= Sethanne Howard =

American astronomer

Sethanne Howard is a retired American research astronomer and physicist. She most recently worked as the Chief of the Nautical Almanac Office at the US Naval Observatory in Washington, DC. She is also a published author.

== Education ==
Howard attended the University of California, Davis from 1962 to 1965 and became the first woman to receive a Bachelor of Science degree (BS) in Physics from UCD. She continued her education at Rensselaer Polytechnic Institute from 1967 to 1974 and received a Master of Science (MS) degree in Nuclear physics. She went on to receive her PhD in astrophysics at Georgia State University from 1984 to 1989.

== Career and research ==
While at Georgia State University Howard worked as a visiting professor at Emory University in the Department of Physics as an astronomy professor from September 1985 to May 1986. She also taught at the College of St. Rose and Schenectady High School.

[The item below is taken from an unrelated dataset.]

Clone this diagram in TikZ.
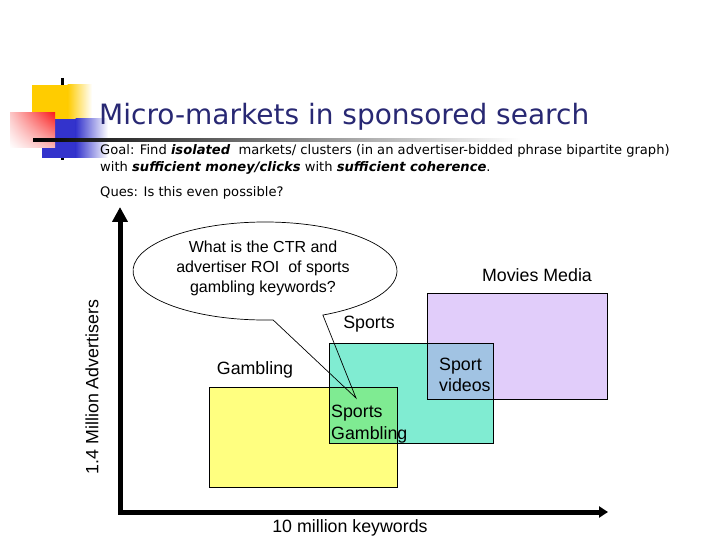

She conducted post-doctoral research at Los Alamos National Laboratory with the Space and Remote Sensing Sciences Group from January 1989 to January 1991. Following her post-doctoral research, she worked at the NASA Marshall Space Flight Center as a DBA for the Gamma Ray Observatory from January 1991 to January 1994. Continuing her work at NASA, she worked at the NASA Headquarters as an Astrophysics MO&DA from January 1995 to January 1998. Following her work at NASA, she worked at the National Science Foundation in the Division of Astronomical Sciences (AST) as a Program Officer for extra-galactic astronomy and cosmology from January 1998 to January 2000. Afterwards she worked as the Chief of the Nautical Almanac Office at the United States Naval Observatory from January 2000 until she retired in April 2004.

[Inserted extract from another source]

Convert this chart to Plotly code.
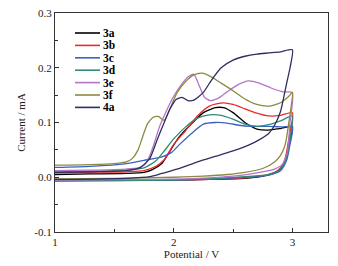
import plotly.graph_objects as go

series_names = ["3a", "3b", "3c", "3d", "3e", "3f", "4a"]
series_colors = ["#000000", "#f02828", "#3a62c4", "#2f8a78", "#b474c8", "#8c8a40", "#2e2e62"]

# ---- forward (anodic) sweeps ----
v_3a_fwd = [1.0, 1.3, 1.6, 1.75, 1.82, 1.9, 1.96, 2.04, 2.16, 2.25, 2.35, 2.42, 2.5, 2.6, 2.7, 2.8, 2.9, 3.0]
i_3a_fwd = [0.005, 0.006, 0.007, 0.009, 0.014, 0.025, 0.045, 0.072, 0.100, 0.118, 0.127, 0.127, 0.118, 0.100, 0.088, 0.086, 0.089, 0.093]

v_3b_fwd = [1.0, 1.3, 1.6, 1.75, 1.85, 1.92, 2.0, 2.1, 2.2, 2.3, 2.42, 2.5, 2.6, 2.7, 2.8, 2.9, 3.0]
i_3b_fwd = [0.008, 0.009, 0.010, 0.012, 0.020, 0.032, 0.060, 0.085, 0.112, 0.130, 0.136, 0.133, 0.125, 0.117, 0.112, 0.113, 0.118]

v_3c_fwd = [1.0, 1.3, 1.6, 1.75, 1.9, 1.98, 2.05, 2.15, 2.25, 2.35, 2.45, 2.55, 2.65, 2.8, 2.9, 3.0]
i_3c_fwd = [0.018, 0.020, 0.025, 0.031, 0.037, 0.045, 0.060, 0.080, 0.097, 0.100, 0.099, 0.095, 0.093, 0.093, 0.092, 0.091]

v_3d_fwd = [1.0, 1.3, 1.6, 1.75, 1.85, 1.92, 2.0, 2.1, 2.2, 2.3, 2.4, 2.5, 2.6, 2.7, 2.8, 2.9, 3.0]
i_3d_fwd = [0.010, 0.011, 0.013, 0.017, 0.030, 0.048, 0.070, 0.092, 0.108, 0.114, 0.113, 0.106, 0.097, 0.093, 0.096, 0.103, 0.112]

v_3e_fwd = [1.0, 1.3, 1.6, 1.7, 1.75, 1.79, 1.83, 1.88, 1.94, 2.0, 2.06, 2.12, 2.17, 2.21, 2.26, 2.31, 2.38, 2.45, 2.55, 2.63, 2.72, 2.82, 2.92, 3.0]
i_3e_fwd = [0.012, 0.013, 0.015, 0.017, 0.022, 0.035, 0.058, 0.092, 0.122, 0.148, 0.168, 0.183, 0.188, 0.170, 0.146, 0.140, 0.145, 0.156, 0.170, 0.176, 0.172, 0.163, 0.156, 0.155]

v_3f_fwd = [1.0, 1.3, 1.5, 1.6, 1.65, 1.7, 1.74, 1.78, 1.83, 1.87, 1.92, 1.97, 2.03, 2.1, 2.17, 2.24, 2.32, 2.4, 2.5, 2.6, 2.7, 2.8, 2.9, 2.97, 3.0]
i_3f_fwd = [0.022, 0.023, 0.025, 0.028, 0.034, 0.050, 0.075, 0.098, 0.110, 0.111, 0.104, 0.126, 0.155, 0.175, 0.187, 0.190, 0.183, 0.172, 0.158, 0.143, 0.133, 0.130, 0.136, 0.148, 0.155]

v_4a_fwd = [1.0, 1.3, 1.6, 1.72, 1.8, 1.86, 1.92, 1.97, 2.02, 2.07, 2.12, 2.17, 2.25, 2.32, 2.4, 2.5, 2.6, 2.7, 2.8, 2.9, 3.0]
i_4a_fwd = [0.009, 0.010, 0.012, 0.018, 0.035, 0.068, 0.100, 0.125, 0.142, 0.146, 0.140, 0.141, 0.155, 0.178, 0.200, 0.214, 0.221, 0.225, 0.227, 0.229, 0.233]

# ---- reverse (cathodic) sweeps ----
v_3a_rev = [3.0, 2.97, 2.94, 2.9, 2.85, 2.75, 2.6, 2.3, 2.0, 1.6, 1.0]
i_3a_rev = [0.093, 0.060, 0.030, 0.015, 0.008, 0.002, -0.002, -0.004, -0.005, -0.005, -0.005]

v_3b_rev = [3.0, 2.97, 2.94, 2.9, 2.85, 2.75, 2.6, 2.3, 2.0, 1.6, 1.0]
i_3b_rev = [0.118, 0.070, 0.035, 0.017, 0.009, 0.003, -0.001, -0.004, -0.005, -0.005, -0.006]

v_3c_rev = [3.0, 2.98, 2.95, 2.9, 2.8, 2.6, 2.3, 2.0, 1.5, 1.0]
i_3c_rev = [0.091, 0.060, 0.030, 0.012, 0.004, 0.000, -0.003, -0.005, -0.006, -0.007]

v_3d_rev = [3.0, 2.98, 2.95, 2.9, 2.8, 2.6, 2.3, 2.0, 1.5, 1.0]
i_3d_rev = [0.112, 0.070, 0.034, 0.014, 0.005, 0.001, -0.003, -0.005, -0.006, -0.006]

v_3e_rev = [3.0, 2.98, 2.96, 2.92, 2.85, 2.7, 2.5, 2.2, 1.8, 1.0]
i_3e_rev = [0.155, 0.100, 0.050, 0.025, 0.015, 0.008, 0.002, -0.002, -0.004, -0.005]

v_3f_rev = [3.0, 2.97, 2.94, 2.9, 2.85, 2.75, 2.6, 2.45, 2.25, 2.0, 1.5, 1.0]
i_3f_rev = [0.155, 0.100, 0.060, 0.040, 0.028, 0.016, 0.009, 0.005, 0.002, 0.000, -0.002, -0.003]

v_4a_rev = [3.0, 2.98, 2.95, 2.9, 2.85, 2.8, 2.7, 2.6, 2.5, 2.35, 2.2, 2.05, 1.9, 1.8, 1.6, 1.0]
i_4a_rev = [0.233, 0.200, 0.170, 0.120, 0.095, 0.080, 0.066, 0.056, 0.048, 0.038, 0.028, 0.016, 0.007, 0.001, -0.002, -0.004]

x_tick_vals = [1, 2, 3]
x_tick_text = ["1", "2", "3"]
y_tick_vals = [-0.1, 0.0, 0.1, 0.2, 0.3]
y_tick_text = ["-0.1", "0.0", "0.1", "0.2", "0.3"]

fwd_v = [v_3a_fwd, v_3b_fwd, v_3c_fwd, v_3d_fwd, v_3e_fwd, v_3f_fwd, v_4a_fwd]
fwd_i = [i_3a_fwd, i_3b_fwd, i_3c_fwd, i_3d_fwd, i_3e_fwd, i_3f_fwd, i_4a_fwd]
rev_v = [v_3a_rev, v_3b_rev, v_3c_rev, v_3d_rev, v_3e_rev, v_3f_rev, v_4a_rev]
rev_i = [i_3a_rev, i_3b_rev, i_3c_rev, i_3d_rev, i_3e_rev, i_3f_rev, i_4a_rev]

FONT = "Liberation Serif, Times New Roman, serif"

fig = go.Figure()
for name, col, vf, cf, vr, cr in zip(series_names, series_colors, fwd_v, fwd_i, rev_v, rev_i):
    fig.add_trace(go.Scatter(
        x=vf + vr[1:], y=cf + cr[1:], mode="lines", name=name,
        line=dict(color=col, width=1.3, shape="spline", smoothing=0.6),
        showlegend=False,
    ))

# page offset of 8 px (browser body margin) -> figure drawn at (8, 8)
OFF = 8
L_px, R_px, T_px, B_px = 55, 328, 13, 232
W_px, H_px = R_px - L_px, B_px - T_px

# manual compact legend (top-left inside the plot)
for k, (name, col) in enumerate(zip(series_names, series_colors)):
    py = 33 + k * 12.4
    yp = (B_px - py) / H_px
    fig.add_shape(type="line", xref="paper", yref="paper",
                  x0=(75 - L_px) / W_px, x1=(100 - L_px) / W_px, y0=yp, y1=yp,
                  line=dict(color=col, width=1.6))
    fig.add_annotation(xref="paper", yref="paper", x=(102 - L_px) / W_px, y=yp,
                       text="<b>%s</b>" % name, showarrow=False, xanchor="left", yanchor="middle",
                       font=dict(family=FONT, size=11.5, color="#000"), borderpad=0)

axis_common = dict(
    showline=True, linecolor="#333", linewidth=1.2, mirror=True,
    ticks="inside", ticklen=4, tickcolor="#333", tickwidth=1,
    showgrid=False, zeroline=False, ticklabeloverflow="allow",
    tickfont=dict(family=FONT, size=11, color="#222"),
)

fig.update_xaxes(range=[1, 3.3], tickvals=x_tick_vals, ticktext=x_tick_text,
                 minor=dict(ticks="inside", ticklen=2.5, tickcolor="#333", dtick=0.5, tick0=1),
                 title=dict(text="Potential / V", font=dict(family=FONT, size=11, color="#222"), standoff=2),
                 **axis_common)
fig.update_yaxes(range=[-0.1, 0.3], tickvals=y_tick_vals, ticktext=y_tick_text,
                 minor=dict(ticks="inside", ticklen=2.5, tickcolor="#333", dtick=0.05, tick0=0),
                 title=dict(text="Current / mA", font=dict(family=FONT, size=11, color="#222"), standoff=6),
                 **axis_common)

fig.update_layout(
    width=338 - OFF, height=266 - OFF,
    margin=dict(l=L_px - OFF, r=338 - R_px, t=T_px - OFF, b=266 - B_px, autoexpand=False),
    plot_bgcolor="white", paper_bgcolor="white",
    showlegend=False,
)

fig.write_html("out.html")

Howard has 75 research publications and 812 total citations. She was published in May 2020 by the Washington Academy of Science Journal alongside Gene Byrd for their research on NGC 4622: Unusual Spiral Density Waves and Calculated Disk surface Density.

== Honors and awards ==
- 1992: Featured Listee (Who’s Who in Science and Engineering)
- 2018: Inductee, Worldwide Lifetime Achievement

== Writing career ==
Howard is also an author and has published The Hidden Giants, which discusses the history of women in science, which dates back 4,000 years ago published in 2006. She authored a children's book, The Invisible Rabbit and the Invisible Carrot Bar published in 2008.